Plotting code records:
[Start]

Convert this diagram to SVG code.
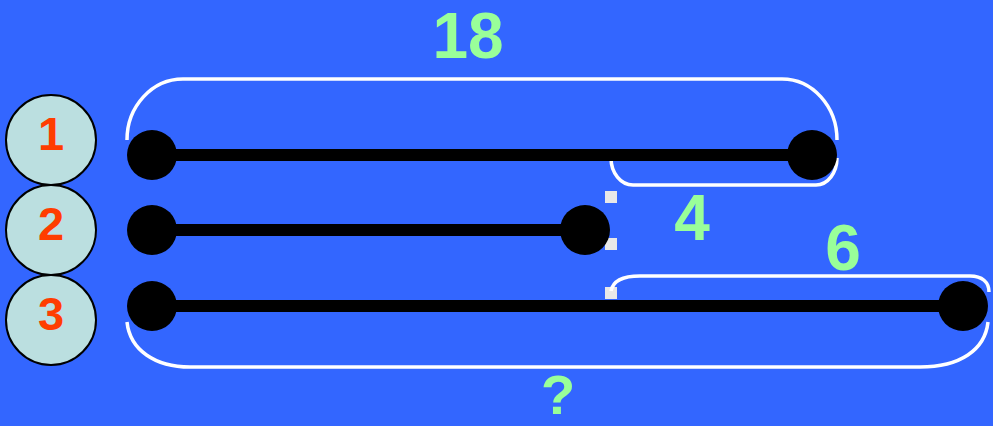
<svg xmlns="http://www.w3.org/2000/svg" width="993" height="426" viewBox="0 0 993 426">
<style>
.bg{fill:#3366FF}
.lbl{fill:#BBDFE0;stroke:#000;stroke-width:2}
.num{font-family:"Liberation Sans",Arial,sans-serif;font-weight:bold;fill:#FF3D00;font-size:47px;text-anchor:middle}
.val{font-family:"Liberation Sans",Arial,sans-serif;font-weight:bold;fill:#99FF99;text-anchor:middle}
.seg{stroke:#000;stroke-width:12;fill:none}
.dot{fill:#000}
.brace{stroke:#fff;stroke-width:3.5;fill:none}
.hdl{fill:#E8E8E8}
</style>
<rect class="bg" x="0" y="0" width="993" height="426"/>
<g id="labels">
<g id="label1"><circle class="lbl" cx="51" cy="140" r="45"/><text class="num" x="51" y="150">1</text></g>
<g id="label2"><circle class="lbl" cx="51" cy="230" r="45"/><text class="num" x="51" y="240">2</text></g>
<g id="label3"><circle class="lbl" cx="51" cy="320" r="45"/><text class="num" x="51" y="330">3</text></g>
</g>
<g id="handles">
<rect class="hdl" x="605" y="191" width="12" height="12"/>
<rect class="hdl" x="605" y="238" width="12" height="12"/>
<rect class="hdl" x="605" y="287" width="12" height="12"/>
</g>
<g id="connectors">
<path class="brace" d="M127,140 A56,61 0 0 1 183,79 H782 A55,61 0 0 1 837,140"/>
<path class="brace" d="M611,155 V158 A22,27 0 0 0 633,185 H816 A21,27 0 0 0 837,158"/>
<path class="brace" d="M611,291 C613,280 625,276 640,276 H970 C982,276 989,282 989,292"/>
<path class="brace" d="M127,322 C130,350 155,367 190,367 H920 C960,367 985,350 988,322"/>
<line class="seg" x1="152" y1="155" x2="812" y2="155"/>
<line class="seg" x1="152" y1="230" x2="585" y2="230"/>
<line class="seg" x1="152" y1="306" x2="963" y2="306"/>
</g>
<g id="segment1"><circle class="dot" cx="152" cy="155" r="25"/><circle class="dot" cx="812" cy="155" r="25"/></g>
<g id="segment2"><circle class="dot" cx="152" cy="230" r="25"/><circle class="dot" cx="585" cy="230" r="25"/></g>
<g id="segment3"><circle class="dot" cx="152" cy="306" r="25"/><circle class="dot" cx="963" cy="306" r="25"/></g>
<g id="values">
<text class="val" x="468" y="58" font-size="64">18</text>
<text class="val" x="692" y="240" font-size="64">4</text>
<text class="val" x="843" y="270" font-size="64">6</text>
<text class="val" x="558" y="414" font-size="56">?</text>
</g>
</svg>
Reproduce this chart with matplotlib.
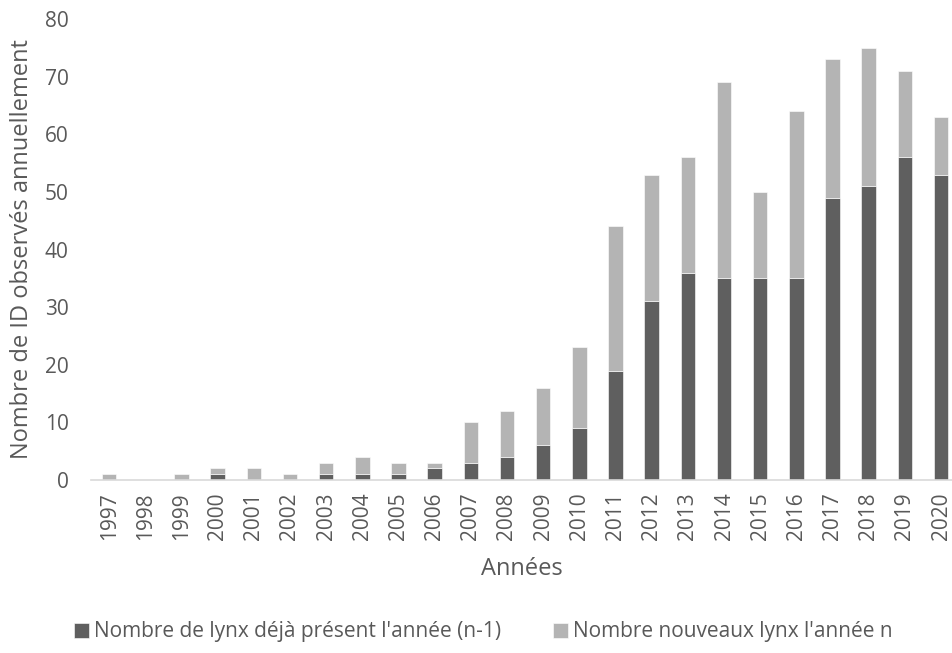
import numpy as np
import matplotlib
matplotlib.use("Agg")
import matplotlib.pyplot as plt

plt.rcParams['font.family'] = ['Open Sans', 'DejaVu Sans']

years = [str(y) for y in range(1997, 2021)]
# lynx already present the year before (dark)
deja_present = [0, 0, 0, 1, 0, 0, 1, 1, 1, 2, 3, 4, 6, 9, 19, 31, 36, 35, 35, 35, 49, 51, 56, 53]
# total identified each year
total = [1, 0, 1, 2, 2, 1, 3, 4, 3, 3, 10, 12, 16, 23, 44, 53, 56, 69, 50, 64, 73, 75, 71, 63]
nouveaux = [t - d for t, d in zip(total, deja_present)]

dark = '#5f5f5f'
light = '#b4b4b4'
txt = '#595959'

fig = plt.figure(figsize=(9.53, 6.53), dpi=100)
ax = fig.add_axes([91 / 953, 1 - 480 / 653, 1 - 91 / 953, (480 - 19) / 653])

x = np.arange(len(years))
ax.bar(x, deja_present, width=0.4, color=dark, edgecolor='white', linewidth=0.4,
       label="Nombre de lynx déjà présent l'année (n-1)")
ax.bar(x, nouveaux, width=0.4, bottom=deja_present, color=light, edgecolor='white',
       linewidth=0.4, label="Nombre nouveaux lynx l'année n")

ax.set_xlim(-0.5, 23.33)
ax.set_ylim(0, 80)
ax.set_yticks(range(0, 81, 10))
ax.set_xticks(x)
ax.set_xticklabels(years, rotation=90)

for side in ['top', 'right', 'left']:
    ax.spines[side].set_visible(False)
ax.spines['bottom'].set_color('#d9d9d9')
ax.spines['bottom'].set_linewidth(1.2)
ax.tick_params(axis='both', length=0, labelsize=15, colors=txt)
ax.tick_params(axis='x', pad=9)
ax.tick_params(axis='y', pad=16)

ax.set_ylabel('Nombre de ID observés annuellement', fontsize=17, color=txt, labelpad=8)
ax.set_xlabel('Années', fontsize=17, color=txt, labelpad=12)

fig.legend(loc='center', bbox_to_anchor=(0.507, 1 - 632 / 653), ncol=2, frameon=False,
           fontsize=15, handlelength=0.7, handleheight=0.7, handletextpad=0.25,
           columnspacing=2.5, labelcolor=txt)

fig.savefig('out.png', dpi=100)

[End]

Using the entries above, repeat exactly the lines from the one with "Reproduce this chart with matplotlib." to the one with "ax.set_xticklabels(years, rotation=90)", both included, and leave the pictures behind.

→ Reply
Reproduce this chart with matplotlib.
import numpy as np
import matplotlib
matplotlib.use("Agg")
import matplotlib.pyplot as plt

plt.rcParams['font.family'] = ['Open Sans', 'DejaVu Sans']

years = [str(y) for y in range(1997, 2021)]
# lynx already present the year before (dark)
deja_present = [0, 0, 0, 1, 0, 0, 1, 1, 1, 2, 3, 4, 6, 9, 19, 31, 36, 35, 35, 35, 49, 51, 56, 53]
# total identified each year
total = [1, 0, 1, 2, 2, 1, 3, 4, 3, 3, 10, 12, 16, 23, 44, 53, 56, 69, 50, 64, 73, 75, 71, 63]
nouveaux = [t - d for t, d in zip(total, deja_present)]

dark = '#5f5f5f'
light = '#b4b4b4'
txt = '#595959'

fig = plt.figure(figsize=(9.53, 6.53), dpi=100)
ax = fig.add_axes([91 / 953, 1 - 480 / 653, 1 - 91 / 953, (480 - 19) / 653])

x = np.arange(len(years))
ax.bar(x, deja_present, width=0.4, color=dark, edgecolor='white', linewidth=0.4,
       label="Nombre de lynx déjà présent l'année (n-1)")
ax.bar(x, nouveaux, width=0.4, bottom=deja_present, color=light, edgecolor='white',
       linewidth=0.4, label="Nombre nouveaux lynx l'année n")

ax.set_xlim(-0.5, 23.33)
ax.set_ylim(0, 80)
ax.set_yticks(range(0, 81, 10))
ax.set_xticks(x)
ax.set_xticklabels(years, rotation=90)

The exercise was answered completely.